Hi All,
Thank you
for you thought on this. It does not help me much in finding the answer, but
possibly to phrase the scope more clearly.
Victor, you
say “It's kind of the 'marketing' take”, which, however, I disagree with,
because answering the questions that I asked is, I think, part of the requirements analysis for conceptual
modelling languages and their CASE (OBDA, and so forth) tools. To be able to
make good, useful, modelling tools, one would need to know which gaps (yes,
plural) it is, or should be, filling.
While there
are the obvious requirements of having a software-supported, graphical and
textual interface for the modelling, and, ideally, some (semi-)automated
translation to the design level and implementation code, there are other
‘add-ons’ (or essential…), such as having the option to go from examples/facts
to the type-level or other guidance with decision diagrams, modelling patterns,
ontology-inspired modelling, and whatnot. But if one does not know why people
do not use all features or abandon conceptual modelling altogether, then any
extra ‘add-on’ to improve the modelling experience is a random shot in the dark
at worst and a bright hunch at best.
Maybe it is
neither the tools nor the modelling methodology.

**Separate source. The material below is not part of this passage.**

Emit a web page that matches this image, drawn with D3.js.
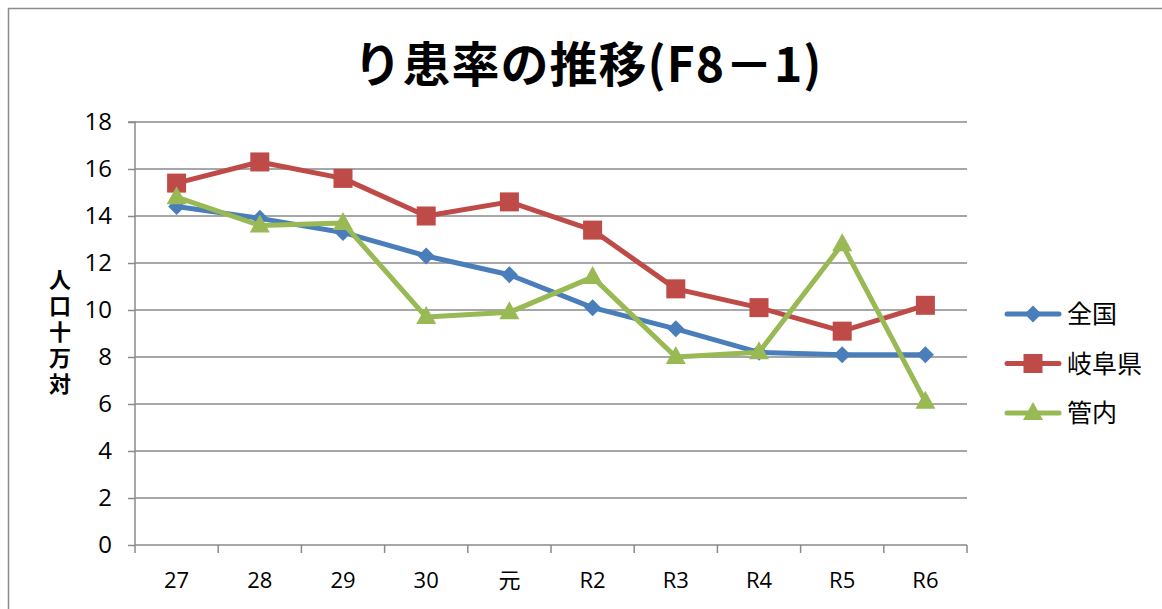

Listing some alternative
options, in random order:
(i)
The
‘average modeller’ has had insufficient training and does not know about all
the features available in the language;
(ii)
Option
(i) + the ‘average modeller’—say, an vocational, industry, or BSc-level trained
person—is, well, him/herself just not intelligent enough to grasp the
complexities of conceptual analysis (implicitly saying it requires at least
MSc-level insights);
(iii)
The
education is up to scratch, so that young graduates actually do have a clue
about modelling and would use a language to the full, but the old guys with
little conceptual modelling experience think they know it better anyway (hence,
it would just be a matter of time until they finally retire);
(iv)
The
subject domain is not that complex at all, so we can do with a more restrictive
language;
(v)
The
subject domain is complex, and one would need most, if not all, of the features
in each conceptual model;
(vi)
The
subject domain is complex, but for the prospective application such details can
safely be omitted without disrupting desired functionality;
(vii)
Option
(vi) but the customers do not realise one can put much more in an application,
hence, in the conceptual model.
a. As a variation: would the onus be on
the modeller to inform the customer, or the customer should think a little
deeper?
(viii)
Option
(iv) or (vi) holds ‘in most cases’ compared (v).
So, lots of
hypotheses that precede marketing by a large margin. I am not an expert in
investigating these matters (imho, it would be crazy if there has not been done
extensive research on such themes).
As for
anecdotal evidence, I have come across (i), (ii), (iii), (v), (vi), and (vii),
leading me to the idea that statistical evidence eventually will have to be
produced to uncover tendencies toward one or the other.
On the
other hand, if we look at (E)ER, UML, and ORM as languages irrespective of the
modelling methodologies, tools and other factors, then up until about two years
ago it was only in the direction of
more features and greater expressiveness, whereas only in the last two years
I’ve come a few papers where it was claimed that ‘in most cases’ we could do
with less features. Invariably, those
papers focussed on online usage of
the conceptual model as opposed to a static thing it has been for most of the
times over the past three decades. In that respect, the well-known debate on
ORM vs. ER/UML has gotten an extra argumentation-dimension, i.e., for going
for, or staying with, ‘simpler’ languages due to computational limitations—but now
there are actually demonstrable advantages
of doing so (conceptual querying, satisfiability checking, among others), which
were not there in the ‘classical’ ORM vs. ER/UML debate.